Manufacturers could submit their technologies, sample application of their solutions, and have those designs plugged into a ‘package’ or ‘RPM’ if I could steal a term from the Redhat Linux nomenclature.  Moreover, we will be able to start driving true visibility of costs both upfront and operating and associate those costs with the set designs with differences and trending from regions around the world.  If its successful, it could be a very good thing.  

We are not naive about this however.  We certainly expect there to be some resistance to this approach out there and in fact some outright negativity from those firms that make the most of the black box complexity components. 

We will have more information on the approach and what it is we are trying to accomplish very soon.  



Data Center Junk Science: Thermal Shock \ Cooling Shock

I recently performed an interesting exercise where I reviewed typical co-location/hosting/ data center contracts from a variety of firms around the world.    If you ever have a few long plane rides to take and would like an incredible amount of boring legalese documents to review, I still wouldn’t recommend it.  :) 

I did learn quite a bit from going through the exercise but there was one condition that I came across more than a few times.   It is one of those things that I put into my personal category of Data Center Junk Science.   I have a bunch of these things filed away in my brain, but this one is something that not only raises my stupidity meter from a technological perspective it makes me wonder if those that require it have masochistic tendencies.

I am of course referring to a clause for Data Center Thermal Shock and as I discovered its evil, lesser known counterpart “Cooling” Shock.    For those of you who have not encountered this before its a provision between hosting customer and hosting provider (most often required by the customer)  that usually looks something like this:

If the ambient temperature in the data center raises 3 degrees over the course of 10 (sometimes 12, sometimes 15) minutes, the hosting provider will need to remunerate (reimburse) the customer for thermal shock damages experienced by the computer and electronics equipment.  The damages range from flat fees penalties to graduated penalties based on the value of the equipment.

This clause may be rooted in the fundamental belief (and one I subscribe to given many personally witnessed tests and trials) that its not high temperatures that servers do not like, but rather change of temperature.   In my mind this is a basic tenet of where the industry is evolving to with higher operating temperatures in data center environments.    My problem with this clause is more directed at the actual levels, metrics, and duration typically found in this requirement.  It smacks of a technical guy gone wild trying to prove to everyone how smart he or she is, all the while giving some insight into how myopic their viewpoint may be.

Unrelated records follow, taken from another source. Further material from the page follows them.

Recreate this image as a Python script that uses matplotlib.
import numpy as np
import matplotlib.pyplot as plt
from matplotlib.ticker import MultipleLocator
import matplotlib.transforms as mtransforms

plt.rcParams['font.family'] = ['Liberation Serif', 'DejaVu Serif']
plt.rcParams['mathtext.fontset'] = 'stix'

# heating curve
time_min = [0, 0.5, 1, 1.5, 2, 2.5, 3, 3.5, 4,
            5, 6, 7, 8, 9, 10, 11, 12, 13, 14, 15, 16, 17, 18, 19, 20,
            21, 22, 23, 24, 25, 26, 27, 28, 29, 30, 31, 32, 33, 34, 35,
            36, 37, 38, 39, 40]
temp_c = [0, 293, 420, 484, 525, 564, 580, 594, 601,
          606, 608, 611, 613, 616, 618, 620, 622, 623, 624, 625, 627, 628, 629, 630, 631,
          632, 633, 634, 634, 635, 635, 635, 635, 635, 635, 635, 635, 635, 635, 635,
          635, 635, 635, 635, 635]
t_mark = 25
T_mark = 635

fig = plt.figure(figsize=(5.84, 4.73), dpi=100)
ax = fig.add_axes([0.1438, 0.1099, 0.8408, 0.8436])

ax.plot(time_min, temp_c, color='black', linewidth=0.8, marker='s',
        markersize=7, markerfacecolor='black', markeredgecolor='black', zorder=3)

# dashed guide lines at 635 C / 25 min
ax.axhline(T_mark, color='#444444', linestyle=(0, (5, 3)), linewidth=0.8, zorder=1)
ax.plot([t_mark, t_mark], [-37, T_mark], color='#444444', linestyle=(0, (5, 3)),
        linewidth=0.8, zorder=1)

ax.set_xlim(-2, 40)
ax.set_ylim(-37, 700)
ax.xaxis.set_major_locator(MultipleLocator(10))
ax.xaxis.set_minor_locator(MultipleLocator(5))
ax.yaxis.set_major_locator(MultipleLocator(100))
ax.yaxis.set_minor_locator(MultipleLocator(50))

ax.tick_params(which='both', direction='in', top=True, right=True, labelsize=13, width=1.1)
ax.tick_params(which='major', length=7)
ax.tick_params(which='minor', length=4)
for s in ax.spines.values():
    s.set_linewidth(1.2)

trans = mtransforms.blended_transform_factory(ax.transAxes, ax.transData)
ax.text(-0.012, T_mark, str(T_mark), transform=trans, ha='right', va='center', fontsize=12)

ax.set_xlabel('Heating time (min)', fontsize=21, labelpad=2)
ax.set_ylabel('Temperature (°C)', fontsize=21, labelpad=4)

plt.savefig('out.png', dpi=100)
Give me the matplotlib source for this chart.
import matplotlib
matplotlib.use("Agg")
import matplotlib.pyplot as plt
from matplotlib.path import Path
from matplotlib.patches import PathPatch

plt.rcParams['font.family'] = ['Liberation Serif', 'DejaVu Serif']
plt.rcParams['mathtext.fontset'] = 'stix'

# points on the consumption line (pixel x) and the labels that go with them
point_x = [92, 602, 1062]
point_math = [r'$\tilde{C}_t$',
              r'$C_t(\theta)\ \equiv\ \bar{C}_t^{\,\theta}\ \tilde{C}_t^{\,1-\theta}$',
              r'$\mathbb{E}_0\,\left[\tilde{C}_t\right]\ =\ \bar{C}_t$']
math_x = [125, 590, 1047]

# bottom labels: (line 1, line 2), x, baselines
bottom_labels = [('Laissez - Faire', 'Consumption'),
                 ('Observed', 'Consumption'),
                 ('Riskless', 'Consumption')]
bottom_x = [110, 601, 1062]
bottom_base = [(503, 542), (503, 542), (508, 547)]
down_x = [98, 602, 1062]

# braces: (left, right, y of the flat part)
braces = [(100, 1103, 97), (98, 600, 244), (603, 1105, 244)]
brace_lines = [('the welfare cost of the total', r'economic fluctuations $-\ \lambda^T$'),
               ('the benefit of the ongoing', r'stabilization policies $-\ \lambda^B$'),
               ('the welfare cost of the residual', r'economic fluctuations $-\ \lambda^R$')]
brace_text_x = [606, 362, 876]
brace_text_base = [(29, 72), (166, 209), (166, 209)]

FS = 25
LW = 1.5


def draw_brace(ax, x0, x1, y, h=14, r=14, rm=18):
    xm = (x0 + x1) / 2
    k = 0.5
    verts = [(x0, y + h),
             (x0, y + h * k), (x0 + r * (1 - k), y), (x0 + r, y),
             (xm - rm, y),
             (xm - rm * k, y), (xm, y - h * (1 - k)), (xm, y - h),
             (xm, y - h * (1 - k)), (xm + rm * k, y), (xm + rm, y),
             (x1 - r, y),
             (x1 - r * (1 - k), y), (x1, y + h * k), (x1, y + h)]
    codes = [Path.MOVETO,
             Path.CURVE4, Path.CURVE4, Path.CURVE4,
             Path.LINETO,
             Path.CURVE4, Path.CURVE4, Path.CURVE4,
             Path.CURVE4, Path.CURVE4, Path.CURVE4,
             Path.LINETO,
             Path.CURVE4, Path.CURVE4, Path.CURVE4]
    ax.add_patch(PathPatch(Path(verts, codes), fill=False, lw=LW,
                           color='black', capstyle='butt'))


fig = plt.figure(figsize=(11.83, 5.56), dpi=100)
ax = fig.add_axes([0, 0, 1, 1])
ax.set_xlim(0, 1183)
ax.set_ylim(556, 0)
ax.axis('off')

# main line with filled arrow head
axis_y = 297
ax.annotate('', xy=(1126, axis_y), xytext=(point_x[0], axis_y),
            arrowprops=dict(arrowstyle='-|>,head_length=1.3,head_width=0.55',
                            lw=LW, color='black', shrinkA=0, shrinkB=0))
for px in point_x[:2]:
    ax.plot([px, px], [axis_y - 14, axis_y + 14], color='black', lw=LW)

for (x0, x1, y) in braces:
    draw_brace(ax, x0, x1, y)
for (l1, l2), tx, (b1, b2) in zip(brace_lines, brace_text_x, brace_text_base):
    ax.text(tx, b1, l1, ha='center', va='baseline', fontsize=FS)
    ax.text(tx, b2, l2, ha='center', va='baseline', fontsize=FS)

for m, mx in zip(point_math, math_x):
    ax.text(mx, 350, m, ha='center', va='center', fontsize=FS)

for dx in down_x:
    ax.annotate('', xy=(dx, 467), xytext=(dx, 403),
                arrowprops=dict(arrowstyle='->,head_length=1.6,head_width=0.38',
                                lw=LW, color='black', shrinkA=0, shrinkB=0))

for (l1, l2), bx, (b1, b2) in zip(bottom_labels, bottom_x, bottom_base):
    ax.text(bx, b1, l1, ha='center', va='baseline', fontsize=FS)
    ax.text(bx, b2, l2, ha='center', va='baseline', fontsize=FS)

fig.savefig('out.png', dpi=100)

First lets take a look at the 3 degree temperature change.  This number ranges anywhere between 3 and 5 degrees in most contracts I reviewed that had them.   The problem here is that even with a strict adherence to the most conservative approach at running and managing data centers today, a 3 to 5 degree delta easily keeps you within even the old ASHRAE recommendations.  If we look at the airflow and temperatures at a Micro-scale within the server itself, the inlet air temperatures are likely to have variations within temperature range depending upon the level of utilization the box might be at.   This ultimately means that a customer who has periods of high compute, might themselves be violating this very clause if even for only a few minutes.

Which brings up the next component which is duration.   Whether you are speaking to 10 minutes or 15 minutes intervals these are nice long leisurely periods of time which could hardly cause a “Shock” to equipment.   Also keep in mind the previous point which is the environment has not even violated the ASHRAE temperature range.   In addition, I would encourage people to actually read the allowed and tested temperatures in which the manufacturers recommend for server operation.   A 3-5 degree swing  in temperature would rarely push a server into an operating temperature range that would violate the range the server has been rated to work in or worse — void the warranty.  

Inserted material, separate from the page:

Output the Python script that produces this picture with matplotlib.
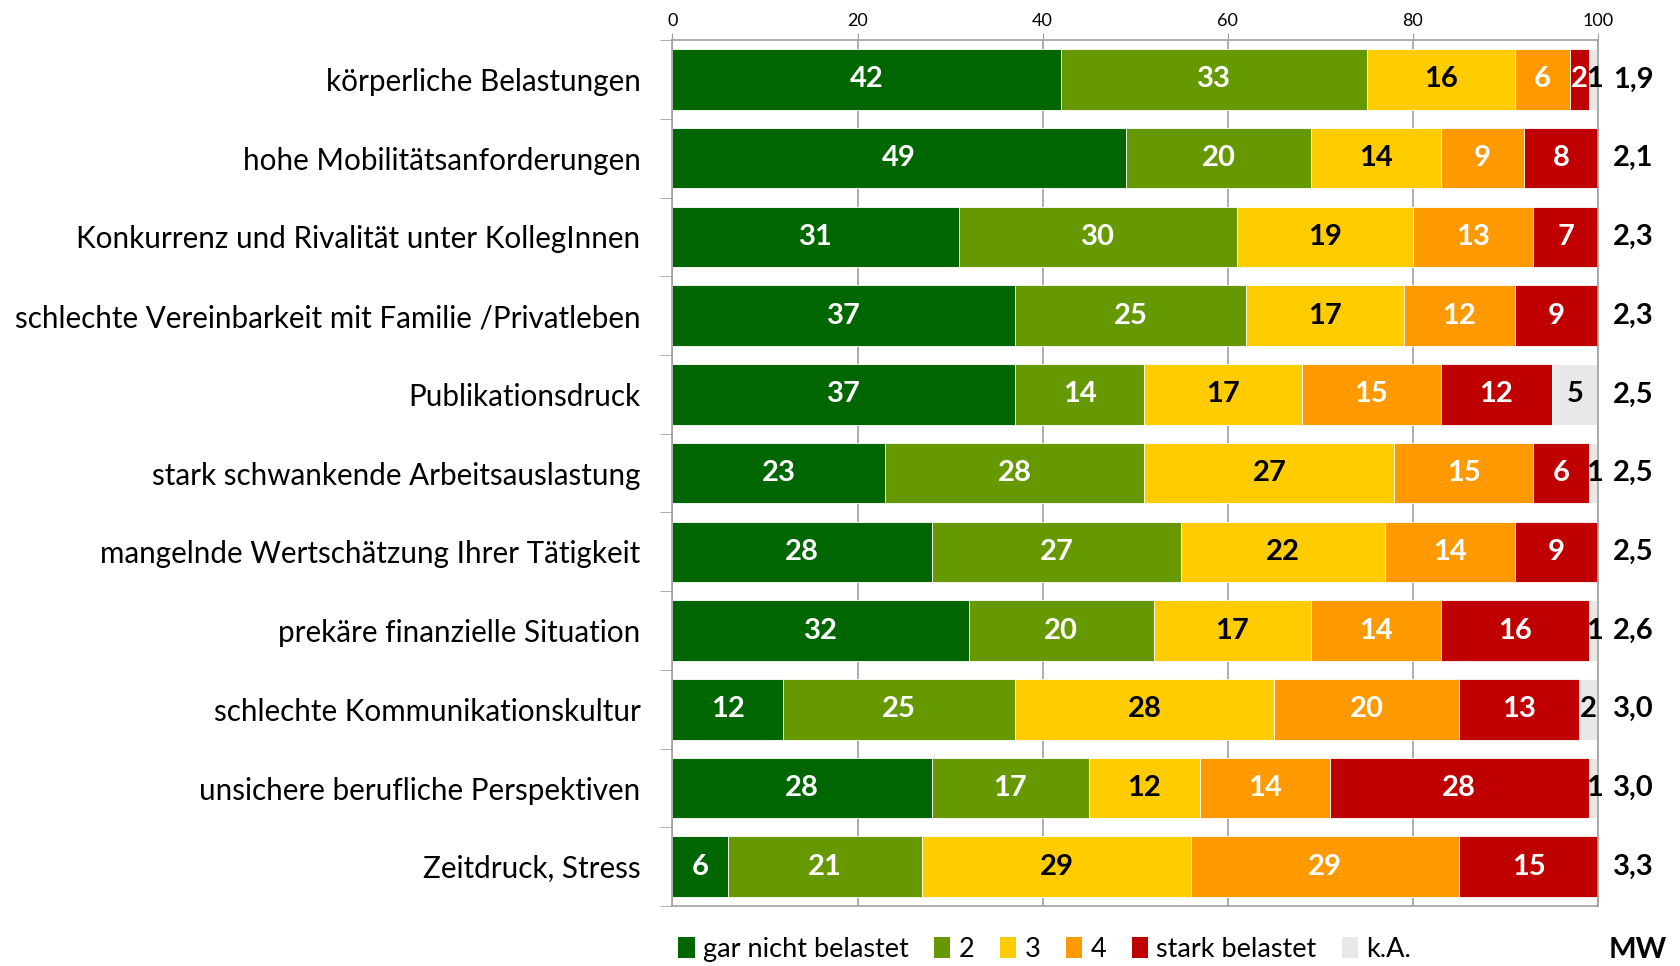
import numpy as np
import matplotlib.pyplot as plt
from matplotlib.patches import Patch

plt.rcParams['font.family'] = ['Lato', 'DejaVu Sans']

categories = [
    "körperliche Belastungen",
    "hohe Mobilitätsanforderungen",
    "Konkurrenz und Rivalität unter KollegInnen",
    "schlechte Vereinbarkeit mit Familie /Privatleben",
    "Publikationsdruck",
    "stark schwankende Arbeitsauslastung",
    "mangelnde Wertschätzung Ihrer Tätigkeit",
    "prekäre finanzielle Situation",
    "schlechte Kommunikationskultur",
    "unsichere berufliche Perspektiven",
    "Zeitdruck, Stress",
]
gar_nicht = [42, 49, 31, 37, 37, 23, 28, 32, 12, 28, 6]
stufe2 = [33, 20, 30, 25, 14, 28, 27, 20, 25, 17, 21]
stufe3 = [16, 14, 19, 17, 17, 27, 22, 17, 28, 12, 29]
stufe4 = [6, 9, 13, 12, 15, 15, 14, 14, 20, 14, 29]
stark = [2, 8, 7, 9, 12, 6, 9, 16, 13, 28, 15]
ka = [1, 0, 0, 0, 5, 1, 0, 1, 2, 1, 0]
mw = ["1,9", "2,1", "2,3", "2,3", "2,5", "2,5", "2,5", "2,6", "3,0", "3,0", "3,3"]

series = [gar_nicht, stufe2, stufe3, stufe4, stark, ka]
names = ["gar nicht belastet", "2", "3", "4", "stark belastet", "k.A."]
colors = ["#006600", "#669900", "#FFCC00", "#FF9900", "#C00000", "#E8E8E8"]
text_colors = ["white", "white", "black", "white", "white", "black"]

fig = plt.figure(figsize=(16.81, 9.66), dpi=100)
ax = fig.add_axes([0.400, 0.062, 0.5506, 0.8965])

y = np.arange(len(categories))
left = np.zeros(len(categories))
for vals, c, tc in zip(series, colors, text_colors):
    vals = np.array(vals, dtype=float)
    ax.barh(y, vals, left=left, height=0.77, color=c, edgecolor="white",
            linewidth=0.6, zorder=2)
    for yi, (l, v) in enumerate(zip(left, vals)):
        if v <= 0:
            continue
        if v <= 1:
            # tiny k.A. share: label sits at the bar end
            ax.text(l + v / 2 + 0.1, yi, f"{int(v)}", ha="center", va="center",
                    color="black", fontsize=21, fontweight="bold", zorder=3)
        else:
            ax.text(l + v / 2, yi, f"{int(v)}", ha="center", va="center",
                    color=tc, fontsize=21, fontweight="bold", zorder=3)
    left += vals

for yi, m in enumerate(mw):
    ax.text(103.8, yi, m, ha="center", va="center", fontsize=21,
            fontweight="bold", clip_on=False)

ax.set_xlim(0, 100)
ax.set_ylim(len(categories) - 0.5, -0.5)
ax.xaxis.tick_top()
ax.set_xticks(range(0, 101, 20))
ax.tick_params(axis="x", labelsize=13, length=5, color="#A0A0A0", pad=3)
ax.set_yticks(y)
ax.set_yticklabels(categories, fontsize=21.3)
ax.tick_params(axis="y", which="major", length=0, pad=23)
ax.set_yticks(np.arange(-0.5, len(categories)), minor=True)
ax.tick_params(axis="y", which="minor", length=9, color="#A0A0A0")
ax.grid(axis="x", color="#A0A0A0", linewidth=1.2, zorder=0)
ax.set_axisbelow(True)
for s in ax.spines.values():
    s.set_color("#A0A0A0")
    s.set_linewidth(1.2)

handles = [Patch(facecolor=c, label=n) for c, n in zip(colors, names)]
fig.legend(handles=handles, loc="center left", bbox_to_anchor=(0.389, 0.017),
           ncol=6, frameon=False, fontsize=19.5, handlelength=0.6,
           handleheight=0.8, handletextpad=0.3, columnspacing=0.95)
fig.text(0.974, 0.017, "MW", ha="center", va="center", fontsize=21,
         fontweight="bold")

fig.savefig("out.png", dpi=100)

The topic of “Chilled Shock or Cooling Shock” which is the same but having to do with cooling intervals and temperatures is just as ludicrous.  Perhaps even more so!

I got to thinking, maybe, my experiential knowledge might be flawed.  So I went in search of white papers, studies, technical dissertations on the potential impact and failures with these characteristics.   I went looking, and looking, and looking, and ….guess what?   Nothing.   There is no scientific data anywhere that I could find to corroborate this ridiculous clause.   Sure there are some papers regarding running consistently hot and failures related, but in those studies they can easily be balanced against a servers depreciation cycle.

So why would people really require that this clause get added to the contract?  Are they really that draconian about it?   I went and asked a bunch of account managers I know (both from my firm and outside) and asked about those customers who typically ask for it.   The answer I got was surprising, there was a consistent percentage (albeit small) of customers out there that required this in their contracts and pushed so aggressively.  Even more surprising to me was that these were typically folks on the technical side of the house more then the lawyers or business people.  I mean, these are the folks that should be more in tune with logic than say business or legal people who can get bogged down in the letter of the law or dogmatic adherence to how things have been done.  Right?  I guess not.

But this brings up another important point.  Many facilities might experience a chiller failure, or a CRAH failure or some other event which might temporarily have this effect within the facility.    Lets say it happens twice in one year that you would potentially trigger this event for the whole or a portion of your facility (your probably not doing preventative maintenance  – bad you!).  So the contract language around Thermal shock now claims monetary damages.   Based on what?   How are these sums defined?  The contracts I read through had some wild oscillations on damages with different means of calculation, and a whole lot more.   So what is the basis of this damage assessment?   Again there are no studies that says each event takes off .005 minutes of a servers overall life, or anything like that.   So the cost calculations are completely arbitrary and negotiated between provider and customer.  

This is where the true foolishness then comes in.   The providers know that these events, while rare, might happen occasionally.   While the event may be within all other service level agreements, they still might have to award damages.   So what might they do in response?   They increase the costs of course to potentially cover their risk.   It might be in the form of cost per kw, or cost per square foot, and it might even be pretty small or minimal compared to your overall costs.  But in the end, the customer ends up paying more for something that might not happen, and if it does there is no concrete proof it has any real impact on the life of the server or equipment, and really only salves the whim of someone who really failed to do their homework.  If it never happens the hosting provider is happy to take the additional money.